La déclaration en matière sociale et de travail du MERCOSUR permettra d'orienter l'action en vue d'une intégration fondée sur des sociétés privilégiant le travail et les emplois de qualité, dans laquelle les sept institutions qui forment le MERCOSUR devraient fonctionner en réseaux.
Le MERCOSUR a progressé dans différents domaines - accord sur la protection sociale, accords de complémentarité productive et accord sur les droits au travail. Un projet d'accord sur le droit de résidence des nationaux des Etats membres du MERCOSUR est en cours d'examen. De plus, les organisations patronales et syndicales ont formé des entités supranationales qui devraient participer à un dialogue social tripartite en vue de déterminer les politiques sociales et du travail à suivre.
Il faut renforcer l'institutionnalité du MERCOSUR et lui donner une cohésion interne avant d'examiner l'Accord de libre commerce des Amériques. Dans la perspective d'une communauté économique des Amériques, le MERCOSUR est le premier cercle concentrique de l'intégration.
D. Mondialisation: perspectives et restrictions
La mondialisation actuelle est axée sur l'ouverture des marchés financiers et sur la promotion des échanges économiques mais les conséquences sociales ont été néfastes: le système politique et institutionnel n'était pas assez développé pour accompagner ces échanges. Le développement technologique a eu la force d'une implosion qui a déplacé l'homme et ses institutions politiques du centre des préoccupations mondiales.
La mobilité qui va de pair avec la mondialisation s'est traduite aussi par un accroissement des migrations et de la délocalisation d'entreprises et de travailleurs. Les travailleurs les plus instruits, à la recherche d'une qualité de vie conforme à leurs qualifications, émigrent; on constate dans la région qu'ils retournent dans les pays que leurs parents, en quête de prospérité aux Amériques, avaient quittés.

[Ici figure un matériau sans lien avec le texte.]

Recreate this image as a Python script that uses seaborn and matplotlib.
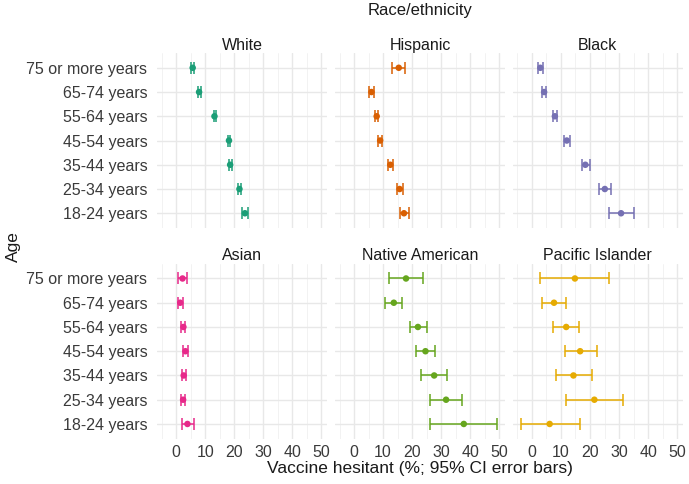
import matplotlib
matplotlib.use("Agg")
import matplotlib.pyplot as plt
import seaborn as sns
import pandas as pd

# age groups, top to bottom as shown
ages = ["75 or more years", "65-74 years", "55-64 years", "45-54 years",
        "35-44 years", "25-34 years", "18-24 years"]
groups = ["White", "Hispanic", "Black", "Asian", "Native American", "Pacific Islander"]
colors = ["#1B9E77", "#D95F02", "#7570B3", "#E7298A", "#66A61E", "#E6AB02"]

# point estimates and 95% CI bounds
white_est = [5.7, 7.9, 13.2, 18.2, 18.6, 21.8, 23.7]
white_lo = [5.2, 7.4, 12.9, 17.7, 18.2, 21.3, 22.6]
white_hi = [6.2, 8.4, 13.7, 18.7, 19.1, 22.3, 24.7]

hispanic_est = [15.4, 6.0, 7.8, 9.0, 12.5, 15.7, 17.2]
hispanic_lo = [13.2, 5.3, 7.2, 8.4, 11.7, 14.9, 15.7]
hispanic_hi = [17.6, 6.8, 8.4, 9.7, 13.4, 16.7, 19.0]

black_est = [2.9, 4.2, 7.9, 12.0, 18.4, 25.1, 30.7]
black_lo = [2.0, 3.6, 7.1, 11.2, 17.2, 23.2, 26.5]
black_hi = [3.8, 4.9, 8.6, 13.0, 19.9, 27.1, 35.1]

asian_est = [2.2, 1.4, 2.5, 3.2, 2.6, 2.4, 3.9]
asian_lo = [0.5, 0.6, 1.7, 2.3, 2.0, 1.7, 2.0]
asian_hi = [3.8, 2.2, 3.2, 4.1, 3.3, 3.2, 6.0]

native_est = [17.9, 13.7, 22.0, 24.6, 27.6, 31.7, 37.8]
native_lo = [12.1, 10.8, 19.2, 21.4, 23.2, 26.1, 26.2]
native_hi = [23.6, 16.4, 25.1, 27.9, 32.0, 37.2, 49.3]

pacific_est = [14.8, 7.6, 11.8, 16.6, 14.3, 21.5, 6.1]
pacific_lo = [2.7, 3.6, 7.4, 11.3, 8.2, 11.7, -3.9]
pacific_hi = [26.6, 11.8, 16.3, 22.4, 20.7, 31.4, 16.5]

series = {
    "White": (white_est, white_lo, white_hi),
    "Hispanic": (hispanic_est, hispanic_lo, hispanic_hi),
    "Black": (black_est, black_lo, black_hi),
    "Asian": (asian_est, asian_lo, asian_hi),
    "Native American": (native_est, native_lo, native_hi),
    "Pacific Islander": (pacific_est, pacific_lo, pacific_hi),
}

rows = []
for g in groups:
    est, lo, hi = series[g]
    for a, e, l, h in zip(ages, est, lo, hi):
        rows.append({"race": g, "age": a, "est": e, "lo": l, "hi": h})
df = pd.DataFrame(rows)
df["ypos"] = df["age"].map({a: i for i, a in enumerate(ages)})
palette = dict(zip(groups, colors))

sns.set_theme(style="whitegrid")
plt.rcParams["font.family"] = ["Liberation Sans", "DejaVu Sans"]
plt.rcParams["axes.edgecolor"] = "white"
plt.rcParams["grid.color"] = "#EBEBEB"


def draw_ci(data, **kws):
    ax = plt.gca()
    c = palette[data["race"].iloc[0]]
    ax.errorbar(data["est"], data["ypos"],
                xerr=[data["est"] - data["lo"], data["hi"] - data["est"]],
                fmt="none", ecolor=c, elinewidth=1.1, capsize=4, capthick=1.1)
    sns.scatterplot(data=data, x="est", y="ypos", color=c, s=22,
                    edgecolor="none", ax=ax, zorder=3)


g = sns.FacetGrid(df, col="race", col_order=groups, col_wrap=3,
                  sharex=True, sharey=True, despine=False)
g.map_dataframe(draw_ci)
g.figure.set_size_inches(6.89, 4.84)
g.figure.subplots_adjust(left=0.228, right=0.991, top=0.890, bottom=0.094,
                         wspace=0.047, hspace=0.207)

lo_all, hi_all = df["lo"].min(), df["hi"].max()
span = hi_all - lo_all
for ax, name in zip(g.axes.flat, groups):
    ax.set_xlim(lo_all - 0.05 * span, hi_all + 0.05 * span)
    ax.set_ylim(len(ages) - 0.4, -0.6)
    ax.set_xticks([0, 10, 20, 30, 40, 50])
    ax.set_xticks([-5, 5, 15, 25, 35, 45], minor=True)
    ax.set_yticks(range(len(ages)))
    ax.set_yticklabels(ages)
    ax.grid(True, which="major", color="#E8E8E8", linewidth=1.0)
    ax.grid(True, which="minor", axis="x", color="#F0F0F0", linewidth=0.6)
    ax.tick_params(axis="both", which="both", length=0, labelsize=11.5,
                   labelcolor="#3A3A3A")
    ax.tick_params(axis="y", pad=7)
    ax.tick_params(axis="x", pad=5)
    for s in ax.spines.values():
        s.set_visible(False)
    ax.set_title(name, fontsize=11.5, color="#1A1A1A", pad=2.5)
    ax.set_xlabel("")
    ax.set_ylabel("")

fig = g.figure
fig.text(0.609, 0.993, "Race/ethnicity", ha="center", va="top", fontsize=12, color="#1A1A1A")
fig.text(0.609, 0.016, "Vaccine hesitant (%; 95% CI error bars)", ha="center", va="bottom",
         fontsize=12.5, color="#1A1A1A")
fig.text(0.008, 0.49, "Age", rotation=90, ha="left", va="center", fontsize=12.5, color="#1A1A1A")

fig.savefig("out.png", dpi=100)
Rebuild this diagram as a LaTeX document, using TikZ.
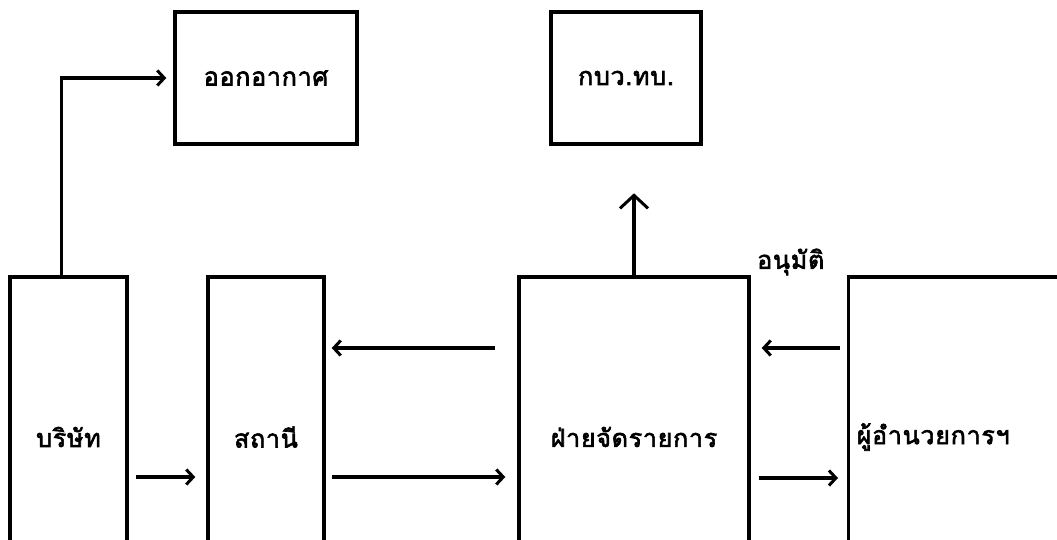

A ce jour, il n'y a pas eu d'analyse systématique des conséquences de la mondialisation. La commission est le cadre pour faire cette analyse. Les expériences différentes de ses membres permettront de prendre en compte diverses valeurs qui sont toutes nécessaires pour construire l'intégration.
M. Sanguinetti se demande qui gouverne la mondialisation: les Etats-nations ne peuvent maîtriser ni les forces financières ni la circulation de l'information. Pour maîtriser ces phénomènes, il faut une volonté supranationale et des organismes de la société civile. L'Amérique latine, qui n'était pourtant pas la région la plus en retard, n'a pas pu avoir un développement technologique propre. C'est la classe moyenne, caractéristique des sociétés uruguayenne et argentine, qui a surtout ressenti les conséquences de la volatilité des capitaux, des variations des tarifs douaniers, des cycles économiques, de l'instabilité de l'emploi et des phénomènes migratoires. Les licenciements pour cause d'obsolescence et les délocalisations ont caractérisé une décennie d'expansion et de recul.
Une société de plein emploi sera-t-elle possible? Sans réglementations, les marchés ont détruit les gisements traditionnels d'emploi et la mondialisation des échanges a conduit à accepter de nouvelles formes de propriété et de nouvelles relations dans le monde du travail. Néanmoins, la réponse à cette question se trouve dans la mondialisation.^
Institutionnalité internationale
Tous les participants ont convenu avec M. Sanguinetti qu'il fallait dépasser l'opposition idéologique entre les prêtres de la mondialisation et les prêtres de l'antimondialisation. La religion se fonde sur la foi: elle n'est pas le champ de la politique. La mondialisation ce n'est ni Davos contre Porto Alegre, ni la panacée contre le Léviathan. Ce sont les forces que l'évolution scientifique et technologique a libérées et qui ont changé la vie. Seuls la communauté internationale et les Etats peuvent les dominer.
Le programme de travail décent, que le Directeur général du BIT a proposé, a suscité l'intérêt des partisans et des adversaires de la mondialisation, de Porto Alegre à Davos. Ce projet répond aux interrogations et aux protestations que la mondialisation suscite, mais il intègre aussi le monde des affaires et de l'entreprise.
Pour corriger les effets néfastes de la mondialisation, il faut promouvoir l'institutionnalité internationale. Le FMI devrait être l'organisme de la réglementa-tion financière. L'OMC s'occupe des dimensions commerciales de la mondialisation et l'OIT s'intéresse aux aspects sociaux et du travail. Cela étant, il faut renforcer ces organisations pour qu'elles puissent déployer leur volonté politique de mener à bien le dialogue social aux niveaux local, national, régional et mondial.
La commission devra proposer au système des Nations Unies des mécanismes porteurs de civilisation qui permettent de reconstruire le système mondial. Pour construire l'institutionnalité dans le domaine social ou des droits de l'homme, il faudra surmonter les obstacles que certains groupes dressent au nom de la souveraineté nationale, groupes qui acceptent pourtant les institutions internationales financières ou commerciales.
La Commission mondiale sur la dimension sociale de la mondialisation exige aussi que l'on fasse preuve d'imagination. Comme l'a dit M. Sanguinetti en évoquant Jean-Jacques Rousseau, nous devons aller solitaires sur un chemin nouveau.